Question:
Given that $ f( x) = ( x − 4)^2$ for all $x \in [0, 4]$. For each of the following questions, define a periodic extension function of $f(x)$ and sketch its graph on the interval $[−8, 8]$.
David's Answer:
$$a_0=\frac{1}{L}\int_{-L}^{L}f(x)d(x)=\frac{1}{2}\int_{0}^{4}[x^2-8x+16]d(x)=\frac13[x^3/3-4x^2+16x]|^4_0$$
$$a_0=32/3$$
Full range series: $p=4,l=2$
$$a_n=\frac{1}{L}\int_{-L}^{L}f(x)\cos(\frac{n\pi x}L)d(x)$$
$$a_n=\frac{1}{2}\int_{0}^{4}[x^2-8x+16]\cos(\frac{n\pi x}L)d(x)=\frac12(0)=0$$
$$a_n=0$$
But the $a_n$ I got $0$. Is it correct?

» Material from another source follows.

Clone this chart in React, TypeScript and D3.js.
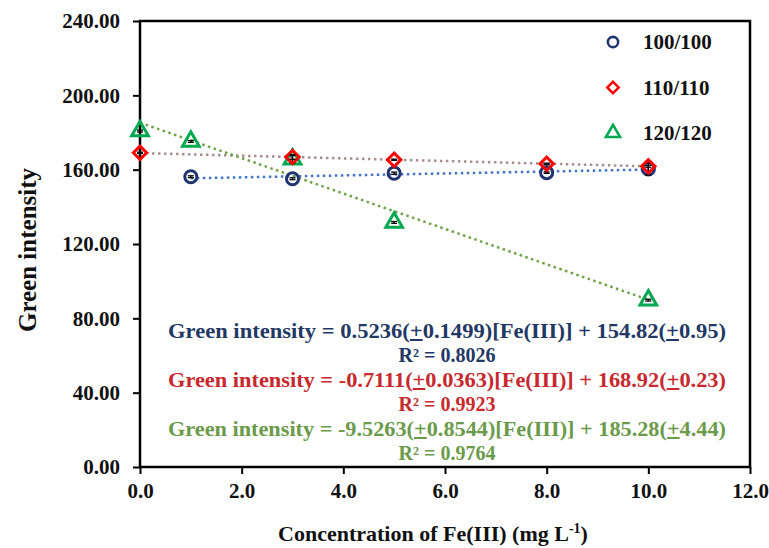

BTW could you check my overall work done to see whether I do it right or not. Thanks in advance. And also could you please show me the work done for $b_n$ only? I would like to see on how to do it.Please only $b_n$ only.
Determine the full-range Fourier series expansion corresponding to f(x).